Many data teams leverage Databricks' optimized Spark engine to run heavy workloads like machine learning models, data transformations, and data analysis. While Databricks offers some orchestration with Databricks Workflows, they are limited in functionality and do not integrate with the rest of your data stack. Using a tool-agnostic orchestrator like Airflow gives you several advantages, like the ability to:

  • Use CI/CD to manage your workflow deployment. Airflow DAGs are Python code, and can be integrated with a variety of CI/CD tools and tested.
  • Repair single tasks in your Databricks Workflow. If a task fails, you can re-run it without having to re-run the entire Workflow, saving valuable compute resources.
  • Use task groups within Databricks Workflows, enabling you to collapse and expand parts of larger Databricks Workflows visually.
  • Leverage Airflow cross-DAG dependencies to trigger Databricks Workflows from other DAGs in your Airflow environment, allowing for a data-driven architecture.
  • Use familiar Airflow code as your interface to orchestrate Databricks notebooks as Workflows.
  • Inject parameters into your Databricks Workflow at the Workflow-level. These parameters can be dynamic and retrieved at runtime from other Airflow tasks.

Time to complete

This tutorial takes approximately 30 minutes to complete.

Assumed knowledge

To get the most out of this tutorial, make sure you have an understanding of:

Prerequisites

Step 1: Configure your Astro project

  1. Create a new Astro project:

    $ mkdir astro-databricks-tutorial && cd astro-databricks-tutorial
    $ astro dev init
  2. Add the Astro Databricks provider package to your requirements.txt file.

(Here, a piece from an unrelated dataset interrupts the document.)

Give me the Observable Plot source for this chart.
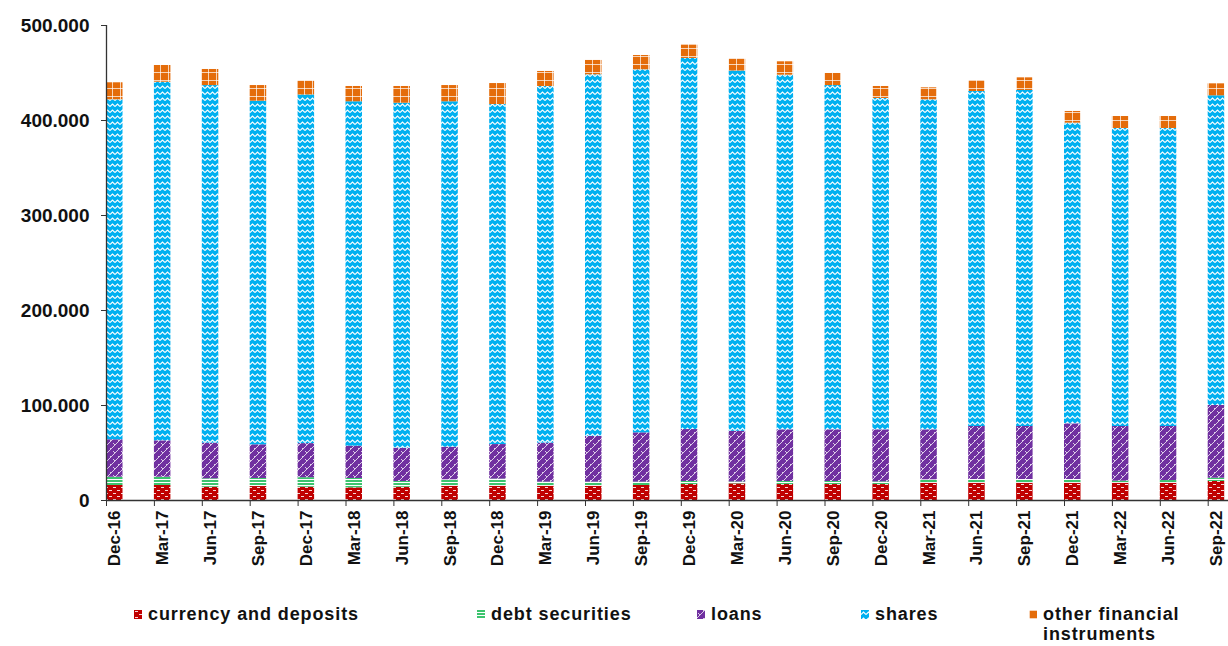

    astro-provider-databricks==0.1.6
  3. Define the following environment variable in your .env file. This allows you to serialize Astro Databricks provider objects.

    AIRFLOW__CORE__ALLOWED_DESERIALIZATION_CLASSES = airflow\.* astro_databricks\.*

Step 2: Create Databricks Notebooks

You can orchestrate any Databricks notebooks in a Databricks Workflow using the Astro Databricks provider. If you don't have Databricks notebooks ready, follow these steps to create two notebooks:

  1. Create an empty notebook in your Databricks workspace called notebook1.

  2. Copy and paste the following code into the notebook1 notebook.

    print("Hello")
  3. Create a second empty notebook in your Databricks workspace called notebook2.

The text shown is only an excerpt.